Aug 22, 2008 14:24
I get back to my truck after a delivery and there's a Tahoe parked in the space in front of me. Plenty of room to get out, no problem. But I can't help but notice the bold-printed sticker in the middle of her back window:
"HEY, WUSSY BOY!"
What could have possibly been the provocation for that? This lady (I'm assuming it's a lady) wants to flick me shit? She doesn't know anything about me! I don't know anything about her either, though I'll assume she's kinda agressive and likes stirrin' the shit. And apparently she can afford the gas to run a Tahoe.

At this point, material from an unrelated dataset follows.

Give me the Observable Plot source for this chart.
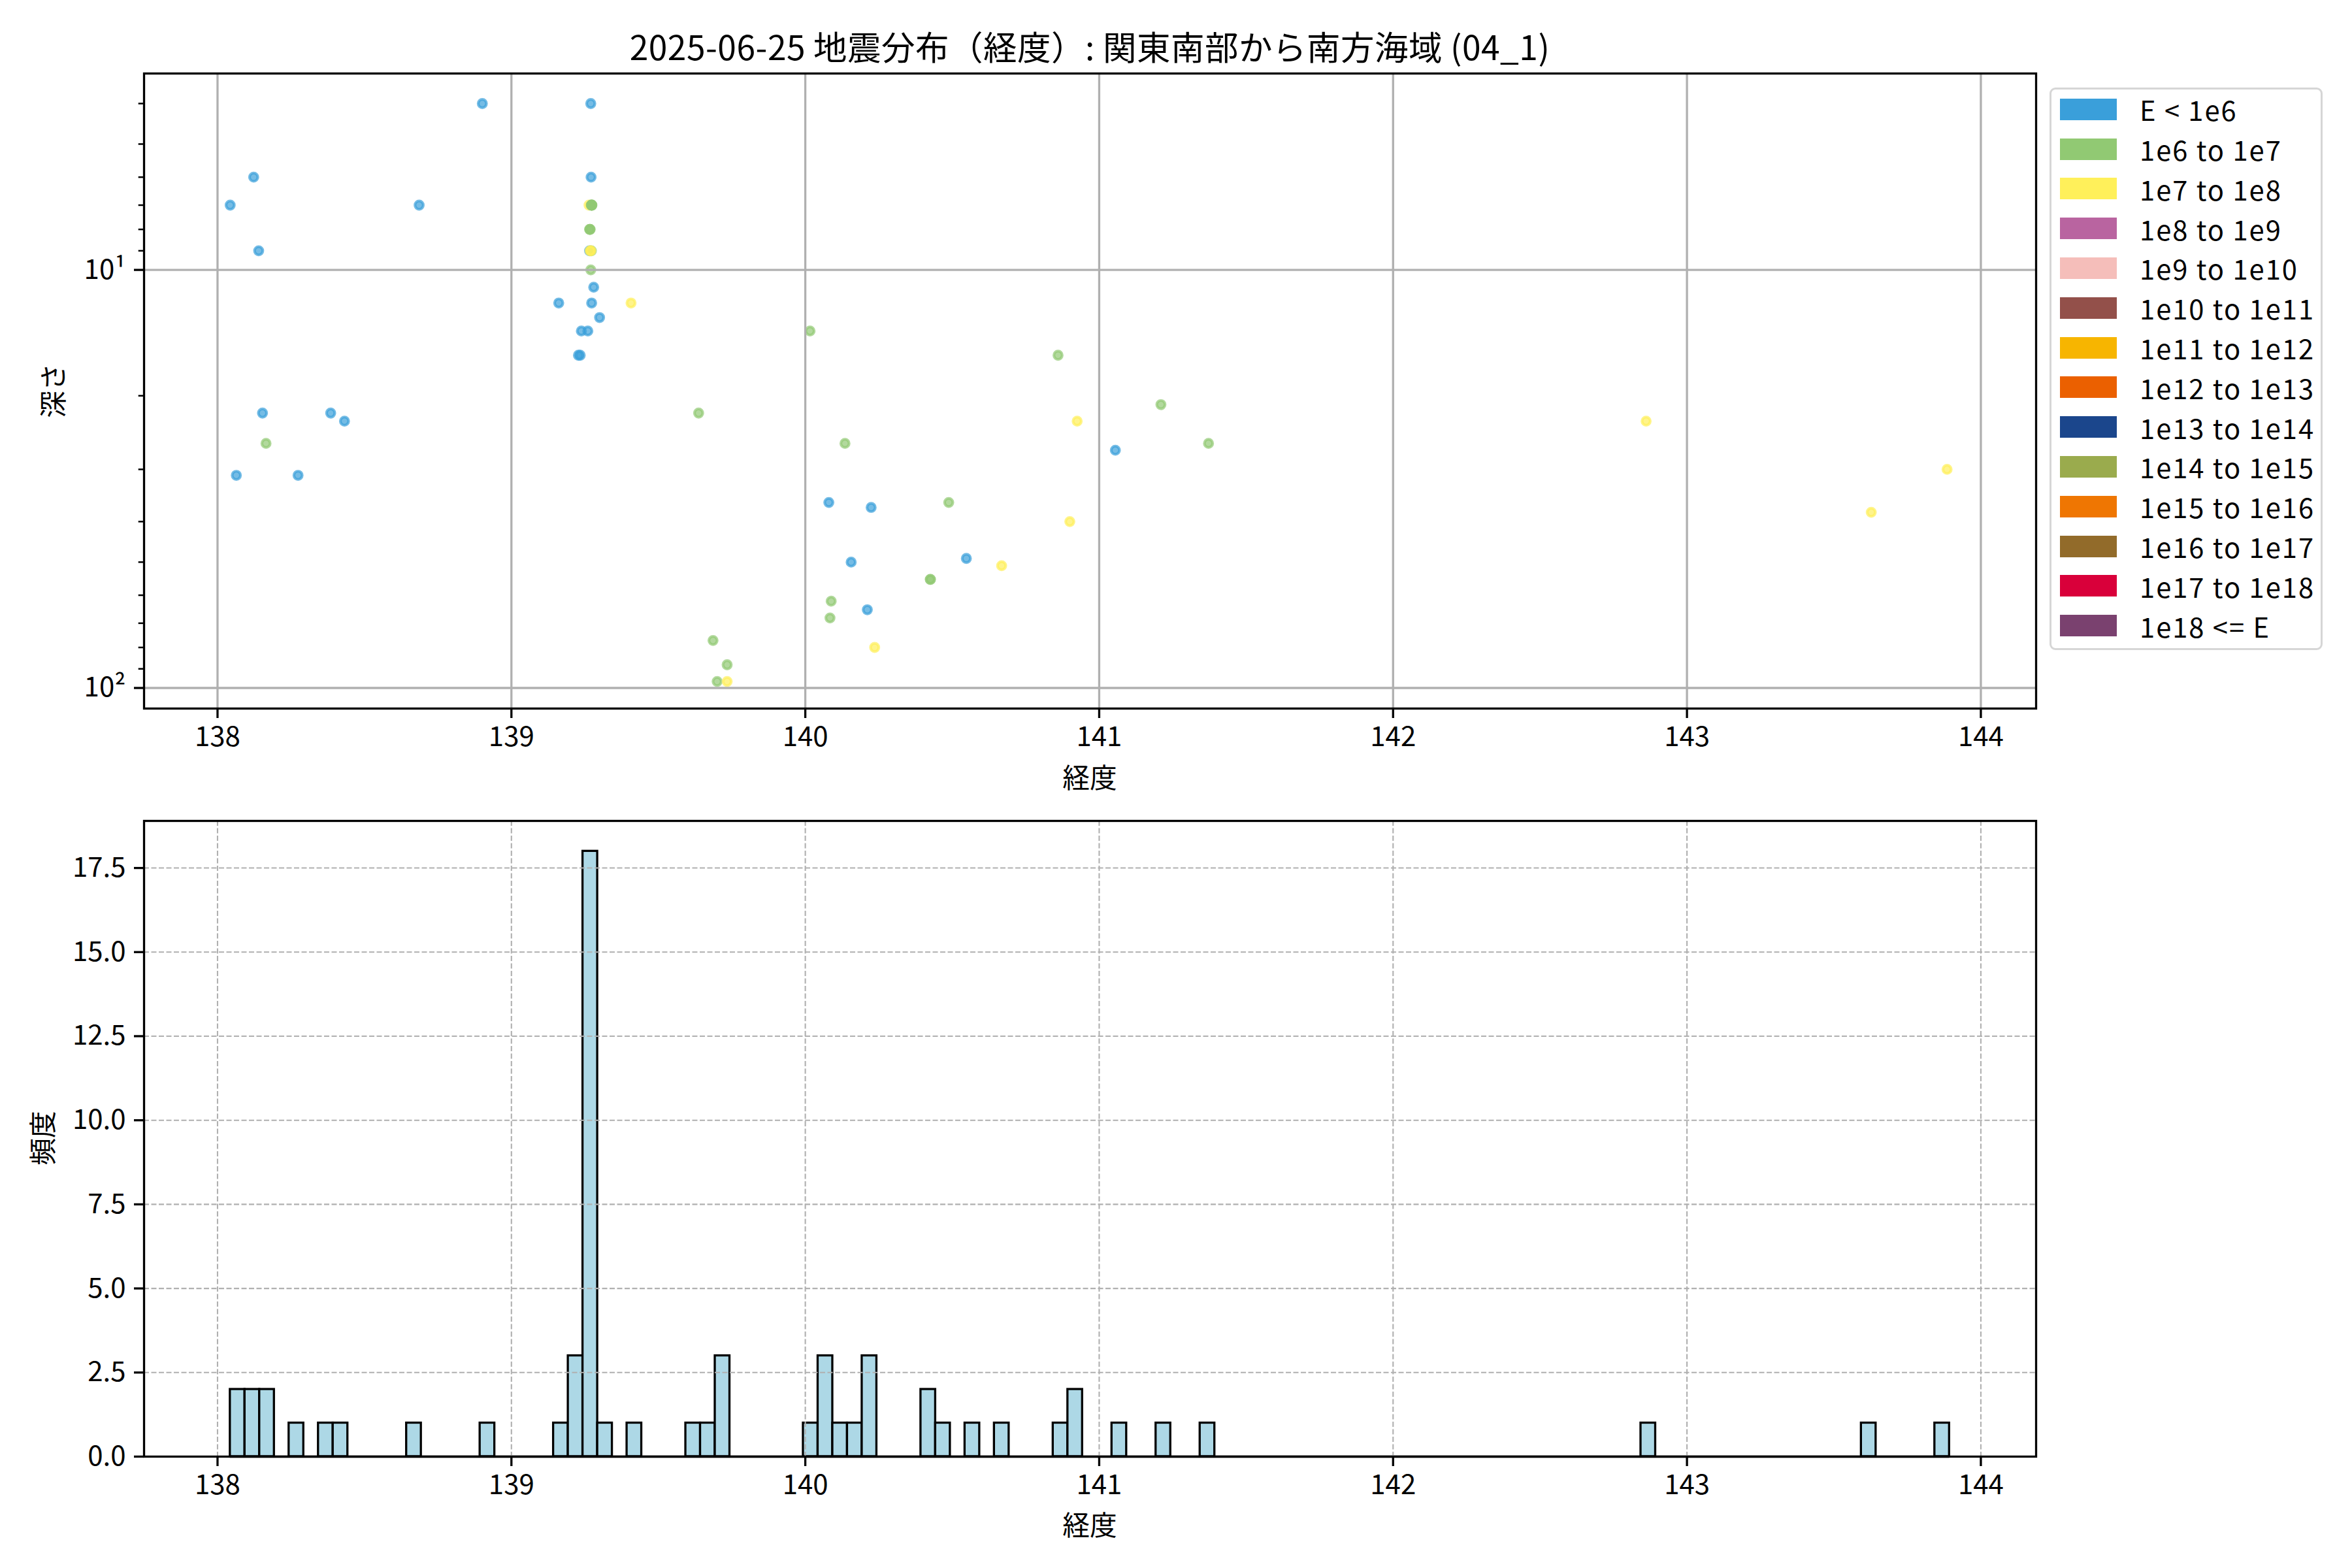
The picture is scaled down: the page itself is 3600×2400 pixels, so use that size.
<!DOCTYPE html>
<html><head><meta charset="utf-8">
<script src="https://cdn.jsdelivr.net/npm/d3@7"></script>
<script src="https://cdn.jsdelivr.net/npm/@observablehq/plot@0.6"></script>
<style>
body{margin:0;background:#fff;}
#root{position:relative;width:3600px;height:2400px;background:#fff;font-family:"Noto Sans CJK JP","Noto Sans",sans-serif;color:#000;overflow:hidden;}
.abs{position:absolute;white-space:nowrap;}
svg{position:absolute;left:0;}
</style></head><body><div id="root"></div>
<script>
// ---- text ----
const title = "2025-06-25 地震分布（経度）: 関東南部から南方海域 (04_1)";
const xLabel = "経度";
const yLabelTop = "深さ";
const yLabelBottom = "頻度";

// ---- legend categories ----
const energyClasses = ["E < 1e6","1e6 to 1e7","1e7 to 1e8","1e8 to 1e9","1e9 to 1e10","1e10 to 1e11","1e11 to 1e12","1e12 to 1e13","1e13 to 1e14","1e14 to 1e15","1e15 to 1e16","1e16 to 1e17","1e17 to 1e18","1e18 <= E"];
const classColors = ["#3A9FDA","#91C973","#FFF05A","#B964A0","#F5BEBA","#93504A","#F7B500","#EB6000","#1B468C","#9AAB4D","#EF7602","#926B2A","#D9003A","#7A416F"];

// ---- events: longitude, depth (km), energy class index ----
const lon = [
  138.901,139.270,138.123,139.271,138.043,138.686,138.140,139.266,139.280,139.161,139.273,139.300,139.238,139.260,139.228,139.234,
  138.153,138.385,138.432,138.064,138.274,141.055,140.080,140.224,140.156,140.548,140.211,
  139.264,139.272,139.273,139.274,139.273,139.267,139.266,139.268,139.272,139.270,139.268,139.270,
  140.016,140.860,141.210,139.637,138.165,140.135,141.372,140.488,140.425,140.426,140.088,140.084,139.686,139.734,139.700,
  139.407,140.925,140.900,140.668,140.236,139.734,142.861,143.627,143.885
];
const depth = [
  4.0,4.0,6.0,6.0,7.0,7.0,9.0,9.0,11.0,12.0,12.0,13.0,14.0,14.0,16.0,16.0,
  22.0,22.0,23.0,31.0,31.0,27.0,36.0,37.0,50.0,49.0,65.0,
  7.0,7.0,7.0,7.0,7.0,8.0,8.0,8.0,9.0,10.0,9.0,9.0,
  14.0,16.0,21.0,22.0,26.0,26.0,26.0,36.0,55.0,55.0,62.0,68.0,77.0,88.0,96.5,
  12.0,23.0,40.0,51.0,80.0,96.5,23.0,38.0,30.0
];
const cls = [
  0,0,0,0,0,0,0,0,0,0,0,0,0,0,0,0,
  0,0,0,0,0,0,0,0,0,0,0,
  2,1,1,1,1,1,1,1,1,1,2,2,
  1,1,1,1,1,1,1,1,1,1,1,1,1,1,1,
  2,2,2,2,2,2,2,2,2
];

// ---- axes ----
const lonDomain = [137.75, 144.188];
const lonTicks = [138,139,140,141,142,143,144];
const depthDomain = [3.39, 112];
const depthMajorTicks = [10,100];
const depthMinorTicks = [4,5,6,7,8,9,20,30,40,50,60,70,80,90];
const countDomain = [0, 18.9];
const countTicks = [0,2.5,5,7.5,10,12.5,15,17.5];
const binWidth = 0.05;

// ---- build ----
const root = document.getElementById("root");
const FONT = '"Noto Sans CJK JP","Noto Sans",sans-serif';
const points = lon.map((x,i)=>({lon:x, depth:depth[i], cls:energyClasses[cls[i]]}));
const sup = {1:"¹",2:"²"};
const gridSolid = {stroke:"#b0b0b0", strokeOpacity:1, strokeWidth:3.3};
const gridDash = {stroke:"#b0b0b0", strokeOpacity:1, strokeWidth:2.1, strokeDasharray:"8,3.5"};
const style = {fontFamily:FONT, fontSize:"42px", background:"transparent", overflow:"visible", color:"#000"};

const topPlot = Plot.plot({
  width:3600, height:1200,
  marginLeft:220, marginRight:484, marginTop:112, marginBottom:116,
  style,
  x:{domain:lonDomain},
  y:{type:"log", domain:depthDomain, reverse:true},
  color:{domain:energyClasses, range:classColors},
  marks:[
    Plot.dot(points,{x:"lon", y:"depth", fill:"cls", stroke:"cls", r:6.3, strokeWidth:4.2, fillOpacity:0.7, strokeOpacity:0.7}),
    Plot.gridX(lonTicks, gridSolid),
    Plot.gridY(depthMajorTicks, gridSolid),
    Plot.axisX(lonTicks,{tickSize:15, tickPadding:13, strokeWidth:3.3, label:null, tickFormat:d=>String(d)}),
    Plot.axisY(depthMajorTicks,{tickSize:15, tickPadding:13, strokeWidth:3.3, label:null, tickFormat:d=>"10"+sup[Math.round(Math.log10(d))]}),
    Plot.axisY(depthMinorTicks,{tickSize:8.3, strokeWidth:2.5, label:null, tickFormat:()=>""}),
    Plot.frame({stroke:"black", strokeWidth:3.3})
  ]
});
topPlot.style.top = "0px";
root.appendChild(topPlot);

// histogram bins starting at the smallest longitude
const start = d3.min(lon);
const nBins = Math.ceil((d3.max(lon) - start) / binWidth);
const edges = d3.range(nBins + 1).map(i => start + i * binWidth);
const bins = d3.bin().domain([edges[0], edges[edges.length-1]]).thresholds(edges)(lon);

const botPlot = Plot.plot({
  width:3600, height:1200,
  marginLeft:220, marginRight:484, marginTop:56, marginBottom:171,
  style,
  x:{domain:lonDomain},
  y:{domain:countDomain},
  marks:[
    Plot.rectY(bins.filter(b=>b.length>0),{x1:"x0", x2:"x1", y:b=>b.length, fill:"#ADD8E6", stroke:"black", strokeWidth:3.3, inset:0}),
    Plot.ruleY([0],{x1:edges[0], x2:edges[edges.length-1], stroke:"black", strokeWidth:3.3}),
    Plot.gridX(lonTicks, gridDash),
    Plot.gridY(countTicks, gridDash),
    Plot.axisX(lonTicks,{tickSize:15, tickPadding:13, strokeWidth:3.3, label:null, tickFormat:d=>String(d)}),
    Plot.axisY(countTicks,{tickSize:15, tickPadding:13, strokeWidth:3.3, label:null, tickFormat:d=>d.toFixed(1)}),
    Plot.frame({stroke:"black", strokeWidth:3.3})
  ]
});
botPlot.style.top = "1200px";
root.appendChild(botPlot);

// ---- texts ----
function addText(txt, x, y, size, rotate){
  const d = document.createElement("div");
  d.className = "abs";
  d.textContent = txt;
  d.style.left = x + "px"; d.style.top = y + "px";
  d.style.fontSize = size + "px"; d.style.lineHeight = "1";
  d.style.transform = "translate(-50%,-50%)" + (rotate ? " rotate(-90deg)" : "");
  root.appendChild(d);
  return d;
}
const t = addText(title, 1668, 70, 51.5);
t.style.letterSpacing = "0.5px";
addText(xLabel, 1668, 1189, 41.7);
addText(xLabel, 1668, 2333, 41.7);
addText(yLabelTop, 80, 598, 41.7, true);
addText(yLabelBottom, 64, 1742, 41.7, true);

// ---- legend ----
const lg = document.createElement("div");
lg.className = "abs";
Object.assign(lg.style,{left:"3137px", top:"134px", width:"418px", height:"861px", boxSizing:"border-box",
  border:"3.5px solid #d6d6d6", borderRadius:"9px", background:"rgba(255,255,255,0.8)"});
energyClasses.forEach((name,i)=>{
  const cy = 33.7 + i*60.8;
  const sw = document.createElement("div");
  Object.assign(sw.style,{position:"absolute", left:"13px", top:(cy-16.5-3.5)+"px", width:"87px", height:"33px", background:classColors[i]});
  lg.appendChild(sw);
  const tx = document.createElement("div");
  tx.textContent = name;
  Object.assign(tx.style,{position:"absolute", left:"135px", top:(cy-21-3.5)+"px", height:"42px", lineHeight:"42px", fontSize:"41.7px", letterSpacing:"2px", whiteSpace:"nowrap"});
  lg.appendChild(tx);
});
root.appendChild(lg);
</script></body></html>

Honestly, I wished I had a post-it pad. I woulda loved to stick up a little note just under her sticker.
"HEY, WUSSY BOY!"
'Sup, Skag!
~*~
Dad-in-law and Lady are coming to visit tonight. Always a fun time with these two. You can't help but want to hang out with people who love to laugh. PLUS they're going to be buying Luka drinks. You have never been to the triangulated center of funny/silly/cute until you've hung out with Luka with two or three blender drinks inside her.
I have a very uneducated theory that alcohol doesn't so much alter a person's personality as amplify what's always been there at the core. My dad, when he's schnockered, is a smiley, happy guy. My mother-in-law is a loud, offensive bitch (and sometimes she gets drunk). And Luka becomes a one-woman comedy show. I've often thought, since I've got the iPod, that I should liquor Luka up, put a microphone in front of her, and turn it into a podcast. Lord have mercy, I could sell advertising that shit would be so much fun.
Oh, and in case you're wondering, what am I like when I'm drunk? Usually asleep, and it takes only one drink to do it. When it comes to booze, I'm a wussy boy.